Feb 17, 1999 at 12:00 am

The woman cries. Her voice falters. She covers her face with her hands to suffocate the images that find unbearable refuge in her mind. Wounded, agonizing words – the raw flesh of memory – come slowly out of her mouth as she remembers hearing the screams, watching two children fall out of the truck, seeing an SS officer pick them up and hit them hard against the truck. She covers her eyes, but the image is still there: the children, the blood running down their faces.

"That’s when I stopped talking to God," she says.

"I wasn’t young anymore," the man looks up and smiles. "I was very old. I was 16, but I was very old."

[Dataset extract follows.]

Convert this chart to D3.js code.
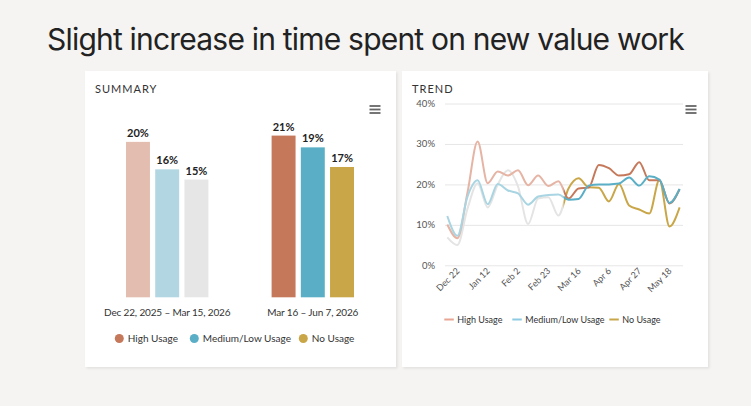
<!DOCTYPE html>
<html>
<head>
<meta charset="utf-8">
<script src="https://cdn.jsdelivr.net/npm/d3@7"></script>
<style>
  html, body { margin: 0; padding: 0; background: #f5f4f2; }
  svg { display: block; }
  text { font-family: Lato, "Noto Sans", sans-serif; }
</style>
</head>
<body>
<div id="chart"></div>
<script>
// summary data (share of time)
const periods = ["Dec 22, 2025 \u2013 Mar 15, 2026", "Mar 16 \u2013 Jun 7, 2026"];
const usages = ["High Usage", "Medium/Low Usage", "No Usage"];
const summaryBefore = [0.198, 0.163, 0.150];
const summaryAfter = [0.206, 0.191, 0.166];

// weekly trend data (percent)
const weeks = ["2025-12-22", "2025-12-29", "2026-01-05", "2026-01-12", "2026-01-19", "2026-01-26",
  "2026-02-02", "2026-02-09", "2026-02-16", "2026-02-23", "2026-03-02", "2026-03-09",
  "2026-03-16", "2026-03-23", "2026-03-30", "2026-04-06", "2026-04-13", "2026-04-20",
  "2026-04-27", "2026-05-04", "2026-05-11", "2026-05-18", "2026-05-25", "2026-06-01"];
const highTrend = [10.1, 6.7, 18, 30.6, 20.3, 23.2, 22.2, 23.5, 19.8, 22.2, 19.6, 20.8,
  16.5, 19.0, 19.2, 24.8, 24.0, 22.2, 22.5, 25.5, 21.0, 21.0, 15.3, 18.8];
const mediumTrend = [12.2, 7.3, 17, 21.0, 15.1, 20.1, 18.5, 17.8, 15.0, 17.0, 17.4, 17.5,
  16.2, 16.4, 19.7, 20.0, 20.0, 20.2, 21.7, 19.7, 22.0, 21.2, 15.4, 18.9];
const noTrend = [6.9, 5.0, 14, 20.3, 14.3, 20.0, 23.5, 19.5, 10.2, 16.5, 16.8, 12.3,
  19.0, 21.5, 19.3, 19.2, 15.8, 20.1, 14.8, 13.8, 12.8, 21.1, 9.6, 14.3];
const periodStart = "2026-03-16";

const yTicks = [0, 10, 20, 30, 40];
const xTickDates = ["2025-12-22", "2026-01-12", "2026-02-02", "2026-02-23",
  "2026-03-16", "2026-04-06", "2026-04-27", "2026-05-18"];

const darkColors = ["#c5785a", "#5aafc6", "#c9a648"];
const lightColors = ["#e3bdb0", "#b2d7e3", "#e6e6e6"];
const trendLight = ["#e6b4a4", "#a9d5e3", "#e4e4e4"];
const legendLine = ["#e8a593", "#8fcbe0", "#c9a648"];

const W = 751, H = 406;
const svg = d3.select("#chart").append("svg")
  .attr("width", W).attr("height", H);

svg.append("rect").attr("width", W).attr("height", H).attr("fill", "#f5f4f2");

svg.append("text")
  .attr("x", 47).attr("y", 50)
  .attr("textLength", 637).attr("lengthAdjust", "spacingAndGlyphs")
  .style("font-family", "Inter, Lato, sans-serif")
  .style("font-size", "30px")
  .style("letter-spacing", "-0.8px")
  .attr("fill", "#222")
  .text("Slight increase in time spent on new value work");

const defs = svg.append("defs");
const shadow = defs.append("filter").attr("id", "shadow")
  .attr("x", "-5%").attr("y", "-5%").attr("width", "110%").attr("height", "110%");
shadow.append("feDropShadow").attr("dx", 1.5).attr("dy", 1.5).attr("stdDeviation", 1.2)
  .attr("flood-color", "#000").attr("flood-opacity", 0.08);

function panel(x, y, w, h, title) {
  svg.append("rect").attr("x", x).attr("y", y).attr("width", w).attr("height", h)
    .attr("fill", "#fff").attr("filter", "url(#shadow)");
  svg.append("text").attr("x", x + 10).attr("y", 92.5)
    .style("font-size", "11px").style("letter-spacing", "1px")
    .attr("fill", "#333").text(title);
}

function menu(x, y) {
  let g = svg.append("g").attr("transform", `translate(${x},${y})`);
  g.selectAll("line").data([0, 3.5, 7]).enter().append("line")
    .attr("x1", 0).attr("x2", 11).attr("y1", d => d).attr("y2", d => d)
    .attr("stroke", "#666").attr("stroke-width", 1.8);
}

// ---------- summary ----------
panel(85, 71, 311, 296, "SUMMARY");
menu(369.5, 106);

let x0 = d3.scaleBand().domain(periods).range([94.4, 385.6]).padding(0);
let x1 = d3.scaleBand().domain(usages).range([-41.2, 41.2]).paddingInner(0.18);
let yBar = d3.scaleLinear().domain([0, 0.25]).range([297.3, 101.05]);

let groups = svg.selectAll(".group")
  .data([summaryBefore, summaryAfter])
  .enter().append("g")
  .attr("class", "group")
  .attr("transform", (d, i) => "translate(" + (x0(periods[i]) + x0.bandwidth() / 2) + ",0)");

groups.each(function(vals, gi) {
  let g = d3.select(this);
  let cols = gi == 0 ? lightColors : darkColors;
  g.selectAll("rect").data(vals).enter().append("rect")
    .attr("x", (d, i) => x1(usages[i]))
    .attr("width", x1.bandwidth())
    .attr("y", d => yBar(d))
    .attr("height", d => yBar(0) - yBar(d))
    .attr("fill", (d, i) => cols[i]);
  g.selectAll("text.val").data(vals).enter().append("text")
    .attr("class", "val")
    .attr("x", (d, i) => x1(usages[i]) + x1.bandwidth() / 2)
    .attr("y", d => yBar(d) - 5)
    .attr("text-anchor", "middle")
    .style("font-size", "11px").style("font-weight", "bold")
    .attr("fill", "#222")
    .text(d => d3.format(".0%")(d));
});

svg.append("g")
  .attr("transform", "translate(0,297.3)")
  .call(d3.axisBottom(x0).tickSize(0).tickPadding(12))
  .call(g => g.select(".domain").remove())
  .selectAll("text")
  .style("font-size", "10px").style("font-family", "Lato, sans-serif")
  .style("letter-spacing", "-0.15px")
  .attr("fill", "#333");

let legX = [119.3, 194.3, 303.3];
let leg = svg.selectAll(".leg").data(usages).enter().append("g")
  .attr("transform", (d, i) => `translate(${legX[i]},338.5)`);
leg.append("circle").attr("r", 4.5).attr("fill", (d, i) => darkColors[i]);
leg.append("text").attr("x", 8.5).attr("y", 3.6)
  .style("font-size", "10px").attr("fill", "#333").text(d => d);

// ---------- trend ----------
panel(402, 71, 306, 296, "TREND");
menu(685.5, 106);

const parse = d3.timeParse("%Y-%m-%d");
const dates = weeks.map(parse);
let x = d3.scaleTime().domain(d3.extent(dates)).range([447.3, 679.6]);
let y = d3.scaleLinear().domain([0, 40]).range([265.3, 103.5]);

svg.append("g")
  .attr("transform", "translate(445,0)")
  .call(d3.axisLeft(y).tickValues(yTicks).tickSize(-238).tickPadding(10)
    .tickFormat(d => d + "%"))
  .call(g => g.select(".domain").remove())
  .call(g => g.selectAll("line").attr("stroke", "#e6e6e6"))
  .call(g => g.selectAll("text").style("font-size", "9.5px").attr("fill", "#555"));

svg.append("g")
  .attr("transform", "translate(6,265.3)")
  .call(d3.axisBottom(x).tickValues(xTickDates.map(parse)).tickSize(0)
    .tickFormat(d3.timeFormat("%b %-d")))
  .call(g => g.select(".domain").remove())
  .selectAll("text")
  .attr("text-anchor", "end")
  .attr("dy", 0).attr("y", 9)
  .attr("transform", "rotate(-45)")
  .style("font-size", "9px").attr("fill", "#555");

let splitX = (x(parse("2026-03-09")) + x(parse(periodStart))) / 2;
defs.append("clipPath").attr("id", "clipBefore").append("rect")
  .attr("x", 400).attr("y", 90).attr("width", splitX - 400).attr("height", 200);
defs.append("clipPath").attr("id", "clipAfter").append("rect")
  .attr("x", splitX).attr("y", 90).attr("width", 700 - splitX).attr("height", 200);

let line = d3.line()
  .x((d, i) => x(dates[i]))
  .y(d => y(d))
  .curve(d3.curveMonotoneX);

let trends = [highTrend, mediumTrend, noTrend];
// draw no usage first so the others sit on top
[2, 0, 1].forEach(k => {
  svg.append("path").attr("d", line(trends[k]))
    .attr("fill", "none").attr("stroke", trendLight[k]).attr("stroke-width", 2)
    .attr("clip-path", "url(#clipBefore)");
});
[2, 0, 1].forEach(k => {
  svg.append("path").attr("d", line(trends[k]))
    .attr("fill", "none").attr("stroke", darkColors[k]).attr("stroke-width", 2)
    .attr("clip-path", "url(#clipAfter)");
});

let tlegX = [444.3, 512.3, 609.3];
let tleg = svg.selectAll(".tleg").data(usages).enter().append("g")
  .attr("transform", (d, i) => `translate(${tlegX[i]},319.5)`);
tleg.append("line").attr("x1", 0).attr("x2", 9.5)
  .attr("stroke", (d, i) => legendLine[i]).attr("stroke-width", 2);
tleg.append("text").attr("x", 13).attr("y", 3.2)
  .style("font-size", "9px").attr("fill", "#333").text(d => d);
</script>
</body>
</html>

Five Americans, all Hungarian Holocaust survivors – a teacher, an artist, a grandmother, a businessman and a United States congressman – talk about the last days of the Third Reich and Hitler’s decision to carry out "the final solution," a full-scale genocide launched after the invasion of Hungary. Their terrifying stories describe in vivid detail the humiliation, the experiments, the death inside, the fear, the momentary absence of God. Their memories – narrated in words which collapse under the weight of their own historical responsibility – offer insight into a madman’s hell: the concentration camps at Auschwitz, Dachau, Bergen-Belsen, Buchenwald.

Directed and edited by James Moll (Survivors of the Holocaust), The Last Days is the first feature documentary from the Shoah Foundation, whose mission is "to preserve eyewitness testimonies of the Holocaust survivors and teach racial, ethnic, religious and cultural tolerance."

"Highest on our list of priorities was strict historical integrity," says Moll. "Everyone who appears in the film was there when it happened – including three American liberators at Dachau and Dr. Hans Munch, a former Nazi doctor who performed medical experiments at Auschwitz."

"It’s good," says Dr. Munch as he looks over the records of one of his experiments. "These are all good tests. It’s all good."

But "good" isn’t the word that comes to mind when a silent camera pans over endless fields of wild flowers which hide thousands of graves. And the solitary angel of death wandering aimlessly through those fields still doesn’t know whose forgiveness to ask.